Comments on: The Missing Link

By: Loren Shure

Loren Shure — Sun, 24 Feb 2019 05:41:45 +0000

@Rob-

Have you looked into standardizeMissing? If you use timetables, you can use the retime function which may help.

–loren

By: Loren Shure

Loren Shure — Sat, 23 Feb 2019 13:00:38 +0000

@Brad- apparently the moderated comment stuff is a consequence of us upgrading to the latest WordPress release. And therefore, the “Your comment is awaiting moderation” confirmation message no longer shows after posting a comment.

@Hyori- glad to know this is helpful!

By: Hyori Pak

Hyori Pak — Sat, 23 Feb 2019 11:51:49 +0000

Thank you for introducing the feature. I just realized the feature in MATLAB. It can be helpful to my daily job. thanks for sharing!

By: Loren Shure

Loren Shure — Sat, 23 Feb 2019 11:32:10 +0000

@Rob-

If you know the value for missing, you can substitute it with NaNs after reading, and then proceed. You can’t simply declare a different value to be the missing one.

As for the gap filling, you could use ismissing, find how long each gap is, and do different things with different gaps sizes. Not a 1-liner!

–loren

By: Loren Shure

Loren Shure — Sat, 23 Feb 2019 11:27:36 +0000

@Brad– checking on the commenting issue — not sure what goes on behind the scene

By: Loren Shure

Loren Shure — Sat, 23 Feb 2019 11:26:48 +0000

@Brad-

I don’t know Sean’s opinion, but sometimes it’s not a big deal to grow something if it’s convenient and not your bottleneck. A mixed strategy that generally works ok in MATLAB is to grow whatever you need in chunks – so you don’t do so much reallocation. And use a marker so you know when you are done which final rows, if any, are ready to delete.

–loren

By: Brad Stiritz

Brad Stiritz — Sat, 23 Feb 2019 01:31:25 +0000

p.s. Loren, there may be an issue with the commenting software. Your blog used to acknowledge submitted comments with “Your post is awaiting moderation.” Lately, I haven’t been finding any acknowledgement at all. This is a bit disconcerting.

By: Brad Stiritz

Brad Stiritz — Sat, 23 Feb 2019 01:28:00 +0000

Hi Sean, yes I have found as well that growing tabulars via indexing can be expensive in time (as of R2018b). I only mentioned this in my first comment b/c it’s occasionally convenient and affordable.
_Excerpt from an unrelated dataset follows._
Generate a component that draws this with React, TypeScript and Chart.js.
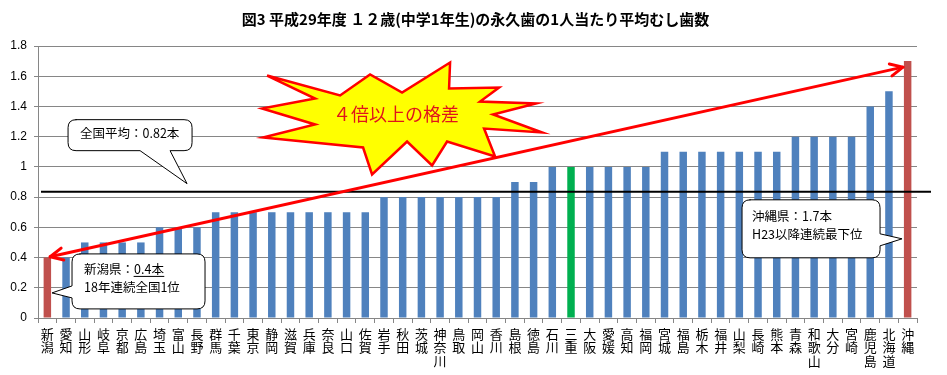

So are you suggesting preallocation in all cases, even when the tabular height is unknown at the outset? I have read discussion elsewhere on the site, suggesting to initially build out larger-scale tabular data as a struct vector or cell array, and then convert via xxx2table(). This performs nicely, at least for my needs (50K – 100K rows).

By: Rob W

Rob W — Fri, 22 Feb 2019 17:51:30 +0000

The NaN is very useful (especially for plotting!), as is being able to omit NaNs from mean/median/stddev/min/max calculations (I think all those can be told to ignore NaNs).
However, when I read in my spacecraft data, the Missing_Constant (or Fill-Value) is often a number, which I often replace with NaNs. Could the above codes be told to treat, for example, -1 (or other user defined value) as if it were a NaN and be excluded from mean/medians/etc.
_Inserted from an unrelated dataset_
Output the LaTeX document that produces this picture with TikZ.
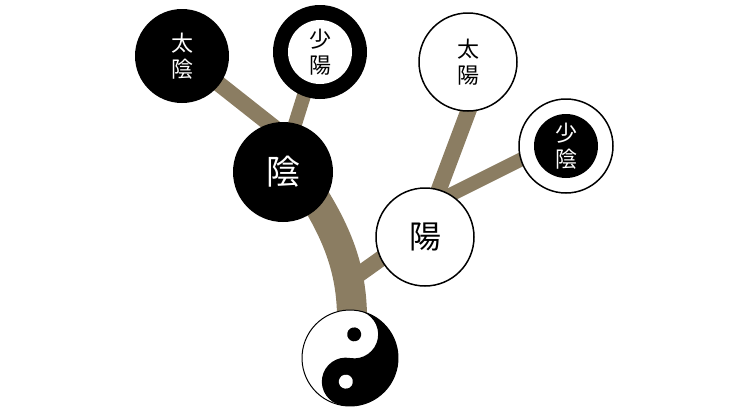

The second issue that’d be great is while knowing when data is missing is useful, for analysis I often have to put in something so I can still analyze the data (e.g. Fast Fourier Transforms) – so I end up interpolating the data over the gap to get a regularly spaced dataset.
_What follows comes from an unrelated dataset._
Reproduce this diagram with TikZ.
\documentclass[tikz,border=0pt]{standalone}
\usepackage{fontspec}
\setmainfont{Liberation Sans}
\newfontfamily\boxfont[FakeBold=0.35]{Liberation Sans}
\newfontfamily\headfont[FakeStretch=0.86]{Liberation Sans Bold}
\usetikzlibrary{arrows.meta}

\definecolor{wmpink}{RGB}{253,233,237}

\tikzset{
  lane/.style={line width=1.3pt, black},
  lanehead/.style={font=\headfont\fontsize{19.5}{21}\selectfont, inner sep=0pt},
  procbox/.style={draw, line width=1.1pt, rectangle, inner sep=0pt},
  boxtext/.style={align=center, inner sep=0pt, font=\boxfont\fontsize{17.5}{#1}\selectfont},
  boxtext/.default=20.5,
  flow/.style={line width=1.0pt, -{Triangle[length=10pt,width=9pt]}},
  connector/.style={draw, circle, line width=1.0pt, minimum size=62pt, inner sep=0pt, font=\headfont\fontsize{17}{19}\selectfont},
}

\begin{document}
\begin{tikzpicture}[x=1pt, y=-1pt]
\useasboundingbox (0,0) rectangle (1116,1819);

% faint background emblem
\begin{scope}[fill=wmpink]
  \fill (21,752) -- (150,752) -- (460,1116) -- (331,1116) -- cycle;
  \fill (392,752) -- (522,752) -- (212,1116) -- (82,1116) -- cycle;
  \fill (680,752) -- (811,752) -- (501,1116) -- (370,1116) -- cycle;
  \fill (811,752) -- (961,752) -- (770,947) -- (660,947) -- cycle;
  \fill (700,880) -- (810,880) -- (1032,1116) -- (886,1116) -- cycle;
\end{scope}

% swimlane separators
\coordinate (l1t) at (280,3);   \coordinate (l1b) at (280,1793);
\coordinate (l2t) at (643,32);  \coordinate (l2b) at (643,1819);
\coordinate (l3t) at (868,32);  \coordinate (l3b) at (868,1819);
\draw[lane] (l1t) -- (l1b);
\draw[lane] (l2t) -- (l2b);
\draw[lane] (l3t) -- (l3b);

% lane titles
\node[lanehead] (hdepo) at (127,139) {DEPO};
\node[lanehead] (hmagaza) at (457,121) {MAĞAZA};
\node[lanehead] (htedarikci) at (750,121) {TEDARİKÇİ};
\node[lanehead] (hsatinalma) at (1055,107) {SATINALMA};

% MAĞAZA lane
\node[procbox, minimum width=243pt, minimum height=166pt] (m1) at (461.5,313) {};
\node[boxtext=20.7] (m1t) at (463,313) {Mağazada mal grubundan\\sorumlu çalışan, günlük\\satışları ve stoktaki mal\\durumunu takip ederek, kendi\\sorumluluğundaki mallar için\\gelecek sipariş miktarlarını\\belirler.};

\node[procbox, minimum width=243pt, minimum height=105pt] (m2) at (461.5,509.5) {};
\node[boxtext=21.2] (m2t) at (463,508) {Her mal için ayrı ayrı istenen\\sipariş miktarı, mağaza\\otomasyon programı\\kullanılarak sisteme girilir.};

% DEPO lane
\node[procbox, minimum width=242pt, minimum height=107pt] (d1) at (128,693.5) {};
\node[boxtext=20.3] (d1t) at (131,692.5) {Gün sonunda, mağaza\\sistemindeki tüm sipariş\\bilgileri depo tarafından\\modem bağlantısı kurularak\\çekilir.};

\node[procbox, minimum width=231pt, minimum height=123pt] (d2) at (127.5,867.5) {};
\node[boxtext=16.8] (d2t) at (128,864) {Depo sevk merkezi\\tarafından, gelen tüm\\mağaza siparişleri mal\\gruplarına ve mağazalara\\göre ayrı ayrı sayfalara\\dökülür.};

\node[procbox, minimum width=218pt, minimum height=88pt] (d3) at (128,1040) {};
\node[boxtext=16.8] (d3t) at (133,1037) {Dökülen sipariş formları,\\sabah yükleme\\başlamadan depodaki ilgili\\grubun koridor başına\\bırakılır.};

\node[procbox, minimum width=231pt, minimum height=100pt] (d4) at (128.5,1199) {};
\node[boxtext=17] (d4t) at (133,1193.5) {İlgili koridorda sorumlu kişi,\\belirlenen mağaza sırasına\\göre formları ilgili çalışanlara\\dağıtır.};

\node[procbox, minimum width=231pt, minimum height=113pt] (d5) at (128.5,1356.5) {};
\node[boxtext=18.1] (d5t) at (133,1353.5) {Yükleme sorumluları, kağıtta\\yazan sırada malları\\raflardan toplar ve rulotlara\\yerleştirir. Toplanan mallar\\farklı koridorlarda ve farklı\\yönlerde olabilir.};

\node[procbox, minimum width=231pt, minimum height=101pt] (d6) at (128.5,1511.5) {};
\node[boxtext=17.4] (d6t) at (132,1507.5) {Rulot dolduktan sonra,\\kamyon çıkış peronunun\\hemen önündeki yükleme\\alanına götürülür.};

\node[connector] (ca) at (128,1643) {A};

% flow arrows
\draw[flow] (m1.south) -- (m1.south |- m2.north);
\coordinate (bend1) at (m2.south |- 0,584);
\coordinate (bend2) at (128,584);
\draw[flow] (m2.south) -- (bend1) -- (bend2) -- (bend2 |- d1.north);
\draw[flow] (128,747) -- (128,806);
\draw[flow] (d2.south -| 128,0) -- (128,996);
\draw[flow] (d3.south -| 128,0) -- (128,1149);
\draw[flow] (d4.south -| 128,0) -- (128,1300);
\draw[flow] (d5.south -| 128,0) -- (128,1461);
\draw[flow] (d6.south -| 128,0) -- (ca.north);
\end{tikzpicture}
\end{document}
I usually interpolate to nearest value, e.g. using interp1 with the ‘nearest’ option. This is normally great, however if I’ve a data gaps of days that’s bad for nearest. What I’d really want is interpolate to ‘nearest if within a threshold of x units, else leave as NaN’, e.g. use nearest value from the nearest record in time, as long as that time is less than 1 hour.

By: Sean de Wolski

Sean de Wolski — Thu, 21 Feb 2019 20:12:36 +0000

I'd recommend against growing the table. In recent releases, you can preallocate it with the various types and standardizeMissing for the default value.

t = table('size',[3 2],'VariableTypes',{'double', 'string'})
standardizeMissing(t,0)

  3×2 table
    Var1      Var2   
    ____    _________
    NaN     
    NaN     
    NaN